Thyme. There are several different forms of thyme, but the two most commonly used in cooking are lemon and garden thyme. Again, it is a herb easily grown in the garden or in a pot, is evergreen and very decorative. This herb enhances many dishes with its flavour and is also a necessary addition to mixed herbs and bouquet garni. It may be added to soups, stews, casseroles, meatballs, and all kinds of vegetables. Medicinally, thyme contains a volatile oil, which has made it a valuable remedy for the treatment of coughs, colds, cramps, colic, poor digestion and loss of appetite. As with many herbs, it is also strongly antiseptic. Herbalists also recommend thyme tea for the relief of headaches, bowel and bladder disorders, as a nerve tonic and for toning up the reproductive system. As with sage, it is said to improve the eyesight and clear the brain. Because of its antiseptic properties, it may be used along with sage as a gargle for sore throats.
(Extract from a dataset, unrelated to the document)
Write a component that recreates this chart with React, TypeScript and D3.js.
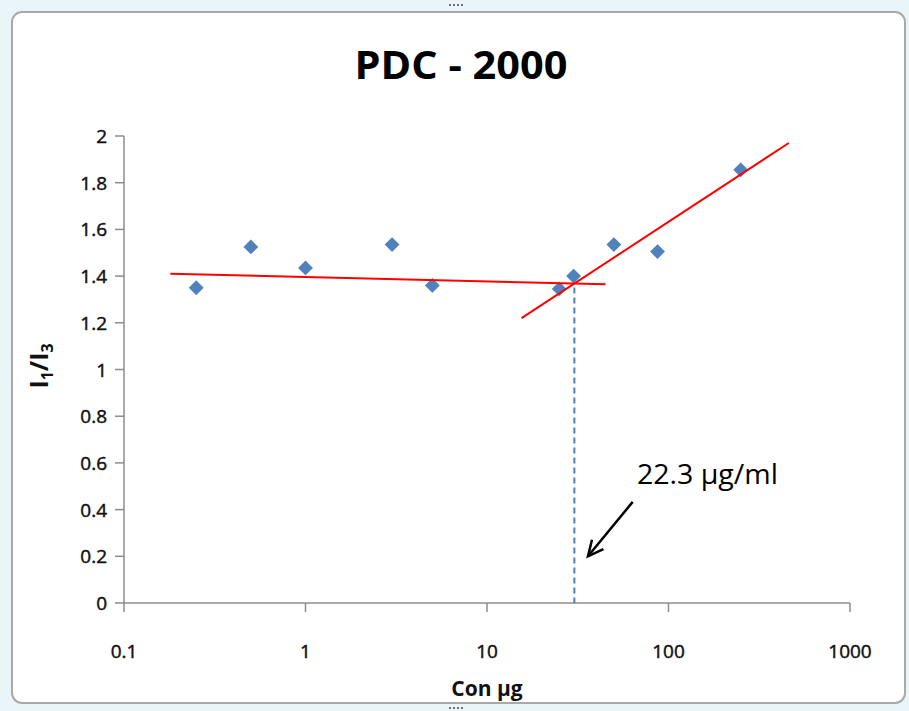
import React from "react";
import * as d3 from "d3";

// Measured I1/I3 ratios against concentration (µg)
const concentrations = [0.25, 0.5, 1, 3, 5, 25, 30, 50, 87, 250];
const ratios = [1.35, 1.525, 1.435, 1.535, 1.36, 1.345, 1.4, 1.535, 1.505, 1.855];

// Hand-drawn trend lines (endpoints in data units)
const lowFit = [
  { x: 0.18, y: 1.41 },
  { x: 45, y: 1.365 },
];
const highFit = [
  { x: 15.5, y: 1.22 },
  { x: 460, y: 1.97 },
];

const xTicks = [0.1, 1, 10, 100, 1000];
const yTicks = [0, 0.2, 0.4, 0.6, 0.8, 1, 1.2, 1.4, 1.6, 1.8, 2];

const title = "PDC - 2000";
const xTitle = "Con µg";
const cmcLabel = "22.3 µg/ml";

// Annotation anchor points (data units)
const labelAt = { x: 67, y: 0.51 };
const arrowFrom = { x: 63.5, y: 0.433 };
const arrowTo = { x: 36, y: 0.2 };

const W = 909;
const H = 711;
const plot = { left: 124, right: 850, top: 136, bottom: 603 };

const font = "'Open Sans', 'Liberation Sans', sans-serif";

export default function App() {
  const x = d3.scaleLog().domain([0.1, 1000]).range([plot.left, plot.right]);
  const y = d3.scaleLinear().domain([0, 2]).range([plot.bottom, plot.top]);

  const line = d3
    .line<{ x: number; y: number }>()
    .x((d) => x(d.x))
    .y((d) => y(d.y));

  // Intersection of the two trend lines in log-x space
  const lx = (v: number) => Math.log10(v);
  const m1 = (lowFit[1].y - lowFit[0].y) / (lx(lowFit[1].x) - lx(lowFit[0].x));
  const m2 = (highFit[1].y - highFit[0].y) / (lx(highFit[1].x) - lx(highFit[0].x));
  const b1 = lowFit[0].y - m1 * lx(lowFit[0].x);
  const b2 = highFit[0].y - m2 * lx(highFit[0].x);
  const crossL = (b2 - b1) / (m1 - m2);
  const cross = { x: Math.pow(10, crossL), y: m1 * crossL + b1 };

  const diamond = d3.symbol().type(d3.symbolSquare).size(110)();

  // Arrowhead geometry
  const ax1 = x(arrowFrom.x);
  const ay1 = y(arrowFrom.y);
  const ax2 = x(arrowTo.x);
  const ay2 = y(arrowTo.y);
  const ang = Math.atan2(ay2 - ay1, ax2 - ax1);
  const headLen = 17;
  const spread = 0.45;
  const h1 = [ax2 - headLen * Math.cos(ang - spread), ay2 - headLen * Math.sin(ang - spread)];
  const h2 = [ax2 - headLen * Math.cos(ang + spread), ay2 - headLen * Math.sin(ang + spread)];

  const axisColor = "#8c8c8c";
  const textColor = "#111111";

  return (
    <svg
      width={W}
      height={H}
      style={{ position: "absolute", left: 0, top: 0, background: "#ffffff" }}
      fontFamily={font}
    >
      {/* chart frame */}
      <rect x={0} y={0} width={W} height={H} fill="#eaf5f9" />
      <rect x={12} y={12} width={W - 16} height={H - 20} rx={10} ry={10} fill="#ffffff" stroke="#a9a9a9" strokeWidth={2} />
      <g fill="#6f6f6f">
        {[0, 1, 2, 3].map((i) => (
          <rect key={"t" + i} x={449 + i * 4} y={4} width={2} height={2} />
        ))}
        {[0, 1, 2, 3].map((i) => (
          <rect key={"b" + i} x={449 + i * 4} y={707} width={2} height={2} />
        ))}
      </g>

      {/* title */}
      <text x={461} y={79} textAnchor="middle" fontSize={40} fontWeight="bold" fill="#000" textLength={213} lengthAdjust="spacingAndGlyphs">
        {title}
      </text>

      {/* y axis */}
      <line x1={plot.left} x2={plot.left} y1={y(2)} y2={y(0)} stroke={axisColor} strokeWidth={1.5} />
      {yTicks.map((t) => (
        <g key={"y" + t}>
          <line x1={plot.left - 9} x2={plot.left} y1={y(t)} y2={y(t)} stroke={axisColor} strokeWidth={1.5} />
          <text x={107} y={y(t) + 7} textAnchor="end" fontSize={19} fill={textColor} stroke={textColor} strokeWidth={0.45}>
            {d3.format("~g")(t)}
          </text>
        </g>
      ))}

      {/* x axis */}
      <line x1={plot.left} x2={plot.right} y1={y(0)} y2={y(0)} stroke={axisColor} strokeWidth={1.5} />
      {xTicks.map((t) => (
        <g key={"x" + t}>
          <line x1={x(t)} x2={x(t)} y1={y(0)} y2={y(0) + 9} stroke={axisColor} strokeWidth={1.5} />
          <text x={x(t)} y={658} textAnchor="middle" fontSize={19} fill={textColor} stroke={textColor} strokeWidth={0.45}>
            {String(t)}
          </text>
        </g>
      ))}

      {/* axis titles */}
      <text x={487} y={696} textAnchor="middle" fontSize={21} fontWeight="bold" fill={textColor}>
        {xTitle}
      </text>
      <text transform="translate(48,366) rotate(-90)" textAnchor="middle" fontSize={25} fontWeight="bold" fill={textColor}>
        I<tspan fontSize={16} dy={5}>1</tspan>
        <tspan dy={-5}>/I</tspan>
        <tspan fontSize={16} dy={5}>3</tspan>
      </text>

      {/* critical concentration marker */}
      <line
        x1={x(cross.x)}
        x2={x(cross.x)}
        y1={y(cross.y) + 4}
        y2={y(0)}
        stroke="#4f81bd"
        strokeWidth={2}
        strokeDasharray="6,4"
      />

      {/* data points */}
      {concentrations.map((c, i) => (
        <path
          key={"p" + i}
          d={diamond || ""}
          transform={`translate(${x(c)},${y(ratios[i])}) rotate(45)`}
          fill="#4f81bd"
        />
      ))}

      {/* trend lines */}
      <path d={line(lowFit) || ""} fill="none" stroke="#ff0000" strokeWidth={2} />
      <path d={line(highFit) || ""} fill="none" stroke="#ff0000" strokeWidth={2} />

      {/* annotation */}
      <text x={x(labelAt.x)} y={y(labelAt.y)} fontSize={27} fill="#000" textLength={141} lengthAdjust="spacingAndGlyphs">
        {cmcLabel}
      </text>
      <line x1={ax1} y1={ay1} x2={ax2} y2={ay2} stroke="#000" strokeWidth={2.5} />
      <polyline
        points={`${h1[0]},${h1[1]} ${ax2},${ay2} ${h2[0]},${h2[1]}`}
        fill="none"
        stroke="#000"
        strokeWidth={2.5}
      />
    </svg>
  );
}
Dill is a very decorative and useful herb and again, is easily grown in most gardens. It has a distinctly aniseed smell and compliments sauces and salad dressings, cream cheese, omelettes. The leaves are an excellent addition to fish, shellfish rice and egg dishes. The leaves may also be used as an alternative to parsley as a decorative garnish. Dill seed, which are richer in the volatile oils, can also be used in cooking and as a remedy. Dill's reputation as a soothing herb was well known to the ancient world - particularly to the Norse people of Scandinavia to whom the Norse word dilla, means "to lull". Medicinally, it helps with the assimilation of food and the relief of flatulence.
The use of herbs for the sake of the health has been well documented for centuries. There are many, many herbs, easily grown in the garden or purchased fresh, dried or frozen in cubes or preserved in olive oil. All of them have the properties of their fresh counterparts. Herbs are not only a useful way of seasoning food, but of maintaining good health and as an adjunct to conventional treatment for routine or chronic health problems. As a means of taking charge of our own health and well being, herbs are useful for alleviating common symptoms of annoying health problems. Obviously, in the case of worrying symptoms or a health problem requiring medical assistance, herbs are no substitute; but to eat and enjoy them as part of a health maintenance program, is a topic is well worth investigating.